April 19th, 2006 at 02:27
The abuse of trademark law to legally control what one does with their own possessions is quite frankly abhorrent to the principles of a free market system. I would have mentioned this in my prior submission to your review, but this issue had completely slipped my mind until just now.
Recently, a major electronics gaming manufacturer decided to prosecute all UK merchants selling official products that were imported from other markets (namely the US and Japan). The company in question won their cases and forced at least one of the merchants to surrender their stock lest the company have major damages awarded against them. I find this unacceptable in a modern society, let alone a global market one. The right of an individual to do as they wish with their own property is paramount. Once a sale has occurred, it belongs to the customer and the merchant has no right to restrict its use without a seperate legal agreement in place. Imagine if car manufacturers such as Ford, Vauxhall and Honda et al. started this behaviour with used car dealerships, preventing people from buying second hand cars, hoping ot inflate their markets. It doesn’t happen because people would not stand for it. It is simply ridiculous that this apparent legalised extortion can be allowed to occur, just because it occurs in a segment of the market which most members of the public are unaware exists.

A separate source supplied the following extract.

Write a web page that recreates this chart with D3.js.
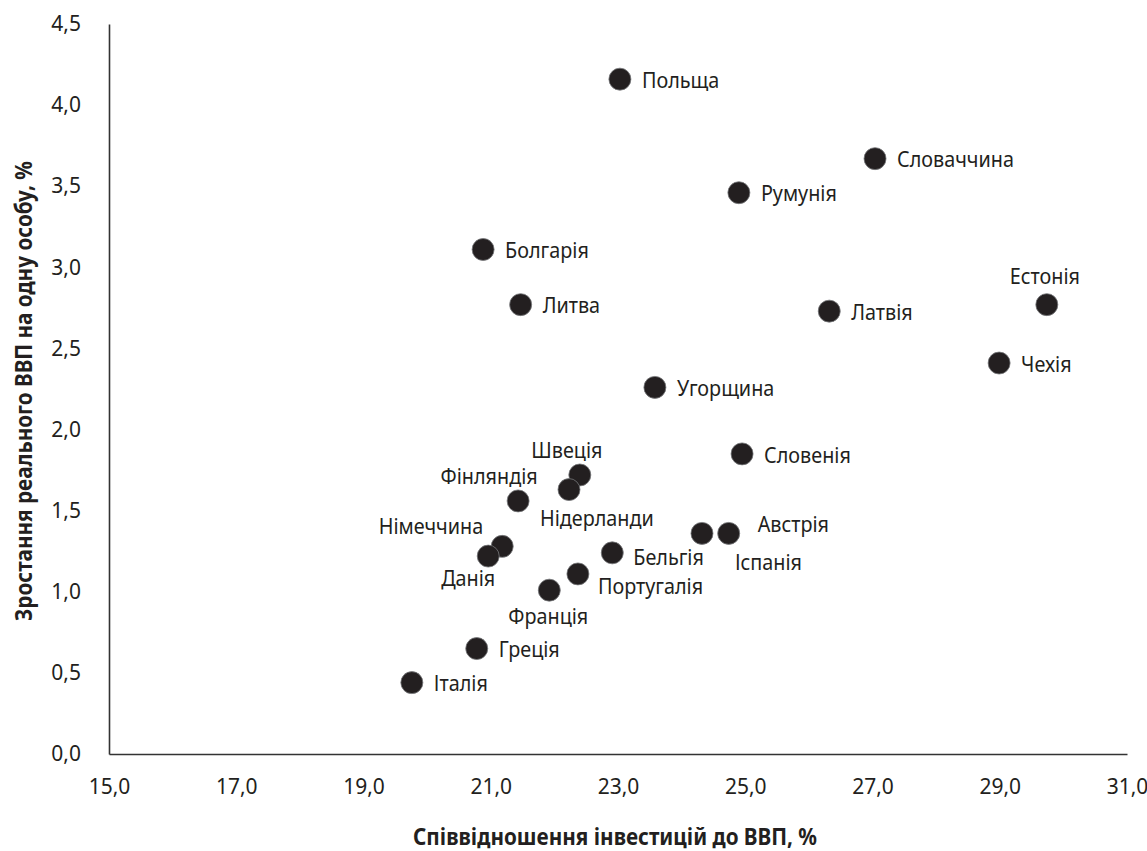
<!DOCTYPE html>
<html>
<head>
<meta charset="utf-8">
<script src="https://cdn.jsdelivr.net/npm/d3@7"></script>
<style>
  body { margin: 0; background: #fff; }
  text { font-family: "Noto Sans", sans-serif; fill: #231f20; }
</style>
</head>
<body>
<div id="chart"></div>
<script>
// Data: investment / GDP (%) vs real GDP per capita growth (%)
let countries = ["Польща", "Словаччина", "Румунія", "Болгарія", "Литва", "Латвія", "Естонія",
  "Чехія", "Угорщина", "Словенія", "Швеція", "Нідерланди", "Фінляндія", "Німеччина",
  "Данія", "Бельгія", "Португалія", "Франція", "Іспанія", "Австрія", "Греція", "Італія"];
let invest = [23.03, 27.04, 24.9, 20.88, 21.47, 26.32, 29.74,
  28.99, 23.58, 24.95, 22.4, 22.23, 21.43, 21.18,
  20.96, 22.91, 22.37, 21.92, 24.32, 24.74, 20.78, 19.76];
let growth = [4.16, 3.67, 3.46, 3.11, 2.77, 2.73, 2.77,
  2.41, 2.26, 1.85, 1.72, 1.63, 1.56, 1.28,
  1.22, 1.24, 1.11, 1.01, 1.36, 1.36, 0.65, 0.44];
let xTicks = [15, 17, 19, 21, 23, 25, 27, 29, 31];
let yTicks = [0, 0.5, 1, 1.5, 2, 2.5, 3, 3.5, 4, 4.5];
let xTitle = "Співвідношення інвестицій до ВВП, %";
let yTitle = "Зростання реального ВВП на одну особу, %";

// label placement (anchor, dx, dy from the dot centre), default is to the right
let labelPlace = {
  "Естонія": ["middle", -2, -28],
  "Швеція": ["middle", -13, -25],
  "Фінляндія": ["middle", -29, -25],
  "Нідерланди": ["start", -29, 29],
  "Німеччина": ["end", -19, -20],
  "Данія": ["middle", -20, 22],
  "Бельгія": ["start", 21, 4],
  "Португалія": ["start", 20, 12],
  "Франція": ["middle", -1, 26],
  "Іспанія": ["start", 33, 29],
  "Австрія": ["start", 29, -9]
};

let data = countries.map((c, i) => ({ name: c, x: invest[i], y: growth[i] }));

let width = 1147, height = 851;
let fmt = v => d3.format(".1f")(v).replace(".", ",");
let squeeze = 0.9; // the original font is narrower than Noto Sans

let xScale = d3.scaleLinear().domain([15, 31]).range([109, 1127]);
let yScale = d3.scaleLinear().domain([0, 4.5]).range([754, 24]);

let svg = d3.select("#chart").append("svg")
  .attr("width", width)
  .attr("height", height);

// axes (lines only, no tick marks)
let xAxis = svg.append("g")
  .attr("transform", "translate(0," + yScale(0) + ")")
  .call(d3.axisBottom(xScale).tickValues(xTicks).tickSize(0).tickPadding(25).tickFormat(fmt));
let yAxis = svg.append("g")
  .attr("transform", "translate(" + xScale(15) + ",0)")
  .call(d3.axisLeft(yScale).tickValues(yTicks).tickSize(0).tickPadding(28).tickFormat(fmt));

[xAxis, yAxis].forEach(a => {
  a.select(".domain").attr("stroke", "#333").attr("stroke-width", 1.6);
  a.selectAll("text")
    .style("font-family", "'Noto Sans', sans-serif")
    .style("font-size", "21px")
    .attr("fill", "#231f20");
});

// axis titles
svg.append("g")
  .attr("transform", "translate(615,845)")
  .append("text")
  .attr("transform", "scale(" + squeeze + ",1)")
  .attr("text-anchor", "middle")
  .style("font-size", "23px")
  .style("font-weight", "bold")
  .text(xTitle);

svg.append("g")
  .attr("transform", "translate(32,391) rotate(-90)")
  .append("text")
  .attr("transform", "scale(" + squeeze + ",1)")
  .attr("text-anchor", "middle")
  .style("font-size", "23px")
  .style("font-weight", "bold")
  .text(yTitle);

// points
svg.append("g")
  .selectAll("circle")
  .data(data)
  .enter()
  .append("circle")
  .attr("cx", d => xScale(d.x))
  .attr("cy", d => yScale(d.y))
  .attr("r", 11)
  .attr("fill", "#231f20")
  .attr("stroke", "#77787b")
  .attr("stroke-width", 0.8);

// labels
svg.append("g")
  .selectAll("g")
  .data(data)
  .enter()
  .append("g")
  .attr("transform", d => {
    let p = labelPlace[d.name] || ["start", 22, 1];
    return "translate(" + (xScale(d.x) + p[1]) + "," + (yScale(d.y) + p[2]) + ")";
  })
  .append("text")
  .attr("transform", "scale(" + squeeze + ",1)")
  .attr("dy", "0.35em")
  .attr("text-anchor", d => labelPlace[d.name] ? labelPlace[d.name][0] : "start")
  .style("font-size", "22px")
  .text(d => d.name);
</script>
</body>
</html>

These various corporate entities have shown that they cannot be trusted not to artificially segment the market with various legal and technological devices with the primary aim of driving up prices. DVD region coding was found to be illegal in Australia a few years ago, and may indeed have been declared so elsewhere. Yet upon the recent release of the product in question (with it’s proprietary media and many years after the Australian case), the company has once-again implemented the hated region-coding present on DVDs to achieve market seperation (though games are not currently region-coded, though for how long remains uncertain as the facility is present, I suspect it was at the behest of the movie industry before they would allow its content to be used).
If these companies want to flaunt the laws of the free market and restrict the benefits of globalisation to themselves whilst employing technological measures to enforce artificial market separation then they need to be stripped of the surplus legal protections they enjoy. the law must be changed to prevent the abuse of a trademark to restrict sale (or indeed resale) of official goods, wherever they may be sourced from.